+++ Supplied material +++

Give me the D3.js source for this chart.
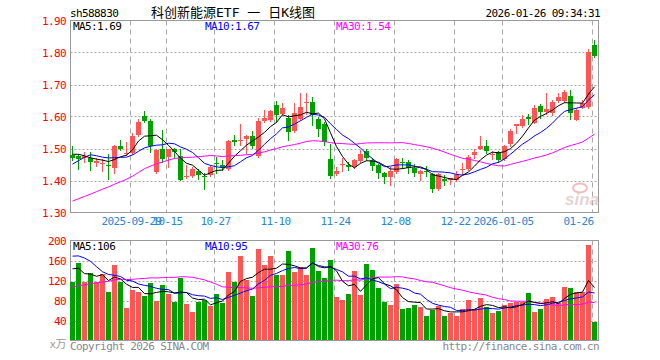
<!DOCTYPE html>
<html><head><meta charset="utf-8">
<script src="https://cdn.jsdelivr.net/npm/d3@7"></script>
<style>
body{margin:0;background:#fff}
svg{display:block}
text{font-family:"DejaVu Sans Mono",monospace;font-size:11px;letter-spacing:-0.6px}
</style></head><body>
<svg id="c" width="660" height="360"></svg>
<script>
const symbol = "sh588830";
const title = "科创新能源ETF 一 日K线图";
const stamp = "2026-01-26 09:34:31";
const tickIdx = [10, 16, 24, 34, 44, 54, 64, 72, 87];
const tickLabels = ["2025-09-29","10-15","10-27","11-10","11-24","12-08","12-22","2026-01-05","01-26"];
const priceTicks = [1.3, 1.4, 1.5, 1.6, 1.7, 1.8, 1.9];
const volTicks = [40, 80, 120, 160, 200];

// 29 sessions before the first visible candle (needed for the moving averages)
const priorClose = [1.25,1.26,1.24,1.23,1.22,1.24,1.25,1.27,1.26,1.24,
  1.23,1.24,1.26,1.28,1.30,1.32,1.33,1.35,1.38,1.41,
  1.36,1.37,1.38,1.49,1.50,1.47,1.50,1.49,1.48];
const priorVol = [60,72,65,80,70,58,66,75,90,85,62,70,78,88,95,72,80,85,78,85,
  150,160,200,225,235,150,170,140,140];

const open = [1.479,1.476,1.469,1.470,1.454,1.451,1.448,1.440,1.507,1.482,
  1.485,1.542,1.601,1.585,1.427,1.498,1.474,1.497,1.476,1.410,
  1.413,1.431,1.415,1.417,1.454,1.448,1.436,1.526,1.523,1.531,
  1.538,1.476,1.586,1.588,1.635,1.607,1.596,1.554,1.591,1.641,
  1.646,1.591,1.576,1.466,1.420,1.448,1.448,1.441,1.461,1.491,
  1.463,1.448,1.424,1.410,1.427,1.458,1.458,1.440,1.420,1.429,
  1.420,1.372,1.404,1.401,1.401,1.434,1.435,1.479,1.500,1.507,
  1.479,1.490,1.466,1.513,1.571,1.570,1.598,1.581,1.632,1.613,
  1.610,1.648,1.649,1.663,1.590,1.626,1.629,1.824];
const high = [1.507,1.484,1.488,1.490,1.469,1.468,1.484,1.510,1.526,1.520,
  1.547,1.591,1.617,1.591,1.500,1.559,1.500,1.503,1.497,1.448,
  1.442,1.435,1.423,1.448,1.473,1.463,1.528,1.543,1.576,1.542,
  1.555,1.594,1.620,1.620,1.649,1.642,1.604,1.641,1.674,1.674,
  1.661,1.599,1.583,1.513,1.441,1.469,1.458,1.466,1.495,1.500,
  1.469,1.453,1.427,1.443,1.471,1.469,1.463,1.451,1.434,1.445,
  1.422,1.422,1.417,1.409,1.430,1.455,1.479,1.497,1.538,1.526,
  1.491,1.493,1.510,1.562,1.578,1.604,1.609,1.635,1.638,1.673,
  1.653,1.674,1.682,1.682,1.627,1.651,1.810,1.840];
const low = [1.463,1.436,1.459,1.432,1.445,1.431,1.406,1.422,1.495,1.480,
  1.484,1.540,1.583,1.489,1.422,1.458,1.442,1.470,1.401,1.407,
  1.411,1.404,1.374,1.414,1.424,1.434,1.434,1.512,1.510,1.486,
  1.503,1.474,1.582,1.586,1.582,1.604,1.526,1.552,1.588,1.609,
  1.573,1.538,1.510,1.409,1.417,1.430,1.434,1.438,1.458,1.463,
  1.432,1.409,1.392,1.385,1.424,1.440,1.422,1.413,1.401,1.413,
  1.363,1.370,1.385,1.388,1.399,1.420,1.432,1.470,1.497,1.485,
  1.466,1.459,1.463,1.509,1.548,1.567,1.576,1.579,1.595,1.609,
  1.604,1.646,1.646,1.591,1.588,1.625,1.627,1.787];
const close = [1.471,1.468,1.477,1.458,1.460,1.455,1.446,1.509,1.500,1.486,
  1.538,1.583,1.585,1.507,1.495,1.466,1.497,1.489,1.403,1.414,
  1.437,1.417,1.411,1.442,1.451,1.442,1.524,1.521,1.527,1.538,
  1.507,1.586,1.594,1.617,1.604,1.627,1.552,1.611,1.630,1.646,
  1.604,1.562,1.521,1.413,1.429,1.451,1.442,1.463,1.482,1.471,
  1.445,1.424,1.412,1.429,1.466,1.455,1.440,1.422,1.430,1.426,
  1.372,1.420,1.399,1.408,1.417,1.436,1.474,1.489,1.507,1.491,
  1.482,1.463,1.507,1.555,1.576,1.592,1.592,1.628,1.613,1.623,
  1.644,1.661,1.675,1.610,1.621,1.642,1.802,1.790];
const volume = [117,155,117,135,118,133,97,151,117,65,
  101,97,89,115,79,111,93,77,125,73,
  57,77,81,69,93,75,137,117,169,121,
  89,183,151,169,131,131,179,137,147,131,
  185,139,125,161,87,81,93,139,91,153,
  141,105,77,71,113,63,65,71,67,49,
  62,70,49,56,49,63,81,63,85,67,
  55,59,71,75,77,77,95,57,64,84,
  88,76,108,106,97,97,192,38];

const RED = "#ff5555", GREEN = "#00a000", GRID = "#a8a8a8", BORDER = "#999";
const n = close.length;

function movingAvg(prior, vals, p) {
  const all = prior.concat(vals), off = prior.length;
  return vals.map((_, i) => d3.mean(all.slice(off + i - p + 1, off + i + 1)));
}
const maP = {5: movingAvg(priorClose, close, 5), 10: movingAvg(priorClose, close, 10), 30: movingAvg(priorClose, close, 30)};
const maV = {5: movingAvg(priorVol, volume, 5), 10: movingAvg(priorVol, volume, 10), 30: movingAvg(priorVol, volume, 30)};
const maColors = {5: "#000000", 10: "#0000ff", 30: "#ff00ff"};

const svg = d3.select("#c");
const L = 70.5, R = 598.5;
const x = d3.scaleLinear().domain([0, n - 1]).range([72, 594]);
const yP = d3.scaleLinear().domain([1.3, 1.9]).range([212.5, 20.5]);
const yV = d3.scaleLinear().domain([0, 200]).range([340.5, 240.5]);
const cx = i => Math.round(x(i));

// header
svg.append("text").attr("x", 70).attr("y", 17).text(symbol);
svg.append("text").attr("x", 151).attr("y", 17)
  .style("font-family", "'DejaVu Sans Mono','Noto Sans CJK SC'").style("font-size", "13px").style("letter-spacing", "0px")
  .text(title);
svg.append("text").attr("x", 600).attr("y", 17).attr("text-anchor", "end").text(stamp);

function panelGrid(y, ticks, top, bottom) {
  const g = svg.append("g");
  g.selectAll("line.h").data(ticks.slice(1, -1)).join("line")
    .attr("x1", L).attr("x2", R).attr("y1", d => Math.round(y(d)) + 0.5).attr("y2", d => Math.round(y(d)) + 0.5)
    .attr("stroke", GRID).attr("stroke-dasharray", "2,2");
  g.selectAll("line.v").data(tickIdx).join("line")
    .attr("x1", d => cx(d) - 1.5).attr("x2", d => cx(d) - 1.5).attr("y1", top).attr("y2", bottom)
    .attr("stroke", GRID).attr("stroke-dasharray", "5,4");
  g.append("rect").attr("x", L).attr("y", top).attr("width", R - L).attr("height", bottom - top)
    .attr("fill", "none").attr("stroke", BORDER);
}
panelGrid(d => yP(d), priceTicks, 20.5, 212.5);
panelGrid(d => yV(d), [0].concat(volTicks), 240.5, 340.5);

// y axes
const ax1 = svg.append("g").attr("transform", "translate(70,0)")
  .call(d3.axisLeft(yP).tickValues(priceTicks).tickFormat(d3.format(".2f")).tickSize(0).tickPadding(4));
const ax2 = svg.append("g").attr("transform", "translate(70,0)")
  .call(d3.axisLeft(yV).tickValues(volTicks).tickFormat(d3.format("d")).tickSize(0).tickPadding(4));
[ax1, ax2].forEach(a => {
  a.select(".domain").remove();
  a.selectAll("text").attr("fill", "#ff0000").style("font-family", "'DejaVu Sans Mono'").style("font-size", "11px");
});
svg.append("text").attr("x", 66).attr("y", 348).attr("text-anchor", "end").attr("fill", "#999")
  .style("font-family", "'DejaVu Sans Mono','Noto Sans CJK SC'").text("x万");

// x axis
const axX = svg.append("g").attr("transform", "translate(0,212.5)")
  .call(d3.axisBottom(x).tickValues(tickIdx).tickFormat((d, i) => tickLabels[i]).tickSize(0).tickPadding(5));
axX.select(".domain").remove();
axX.selectAll("text").attr("fill", "#2a86d4").style("font-family", "'DejaVu Sans Mono'").style("font-size", "11px")
  .each(function (d, i) { if (i === tickIdx.length - 1) d3.select(this).attr("text-anchor", "end").attr("x", -1); else d3.select(this).attr("x", -1); });

// watermark
const wm = svg.append("g").attr("opacity", 0.45);
wm.append("ellipse").attr("cx", 580).attr("cy", 188).attr("rx", 7).attr("ry", 4.5).attr("fill", "none").attr("stroke", "#e07070").attr("stroke-width", 2);
wm.append("text").attr("x", 565).attr("y", 205).style("font-family", "'Liberation Sans'").style("font-size", "17px")
  .style("font-weight", "bold").style("font-style", "italic").style("letter-spacing", "0px").attr("fill", "#c8a0a0").text("sina");

// candles
const idx = d3.range(n);
const cg = svg.append("g").attr("shape-rendering", "crispEdges");
const col = i => close[i] >= open[i] ? RED : GREEN;
cg.selectAll("line").data(idx).join("line")
  .attr("x1", i => cx(i) + 0.5).attr("x2", i => cx(i) + 0.5)
  .attr("y1", i => Math.round(yP(high[i]))).attr("y2", i => Math.round(yP(low[i])) + 1)
  .attr("stroke", col);
cg.selectAll("rect").data(idx).join("rect")
  .attr("x", i => cx(i) - 2).attr("width", 5)
  .attr("y", i => Math.round(yP(Math.max(open[i], close[i]))))
  .attr("height", i => Math.max(1, Math.round(yP(Math.min(open[i], close[i]))) - Math.round(yP(Math.max(open[i], close[i])))))
  .attr("fill", col);

// volume bars
const vg = svg.append("g").attr("shape-rendering", "crispEdges");
vg.selectAll("rect").data(idx).join("rect")
  .attr("x", i => cx(i) - 2).attr("width", 5)
  .attr("y", i => Math.round(yV(volume[i])))
  .attr("height", i => 340 - Math.round(yV(volume[i])))
  .attr("fill", col);

// moving average lines
[30, 10, 5].forEach(p => {
  svg.append("path").datum(maP[p]).attr("fill", "none").attr("stroke", maColors[p]).attr("stroke-width", 1)
    .attr("d", d3.line().x((d, i) => x(i) + 0.5).y(d => yP(d)));
  svg.append("path").datum(maV[p]).attr("fill", "none").attr("stroke", maColors[p]).attr("stroke-width", 1)
    .attr("d", d3.line().x((d, i) => x(i) + 0.5).y(d => yV(d)));
});

// legends
const legX = {5: 73, 10: 205, 30: 336};
[5, 10, 30].forEach(p => {
  svg.append("text").attr("x", legX[p]).attr("y", 30).attr("fill", maColors[p])
    .text("MA" + p + ":" + maP[p][n - 1].toFixed(2));
  svg.append("text").attr("x", legX[p]).attr("y", 250).attr("fill", maColors[p])
    .text("MA" + p + ":" + Math.round(maV[p][n - 1]));
});

// footer
svg.append("text").attr("x", 70).attr("y", 350).attr("fill", "#888").text("Copyright 2026 SINA.COM");
svg.append("text").attr("x", 599).attr("y", 350).attr("text-anchor", "end").attr("fill", "#888").text("http://finance.sina.com.cn");
</script>
</body></html>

+++

Pick out every line above that holds the word "this" and copy it.

Give me the D3.js source for this chart.
  .each(function (d, i) { if (i === tickIdx.length - 1) d3.select(this).attr("text-anchor", "end").attr("x", -1); else d3.select(this).attr("x", -1); });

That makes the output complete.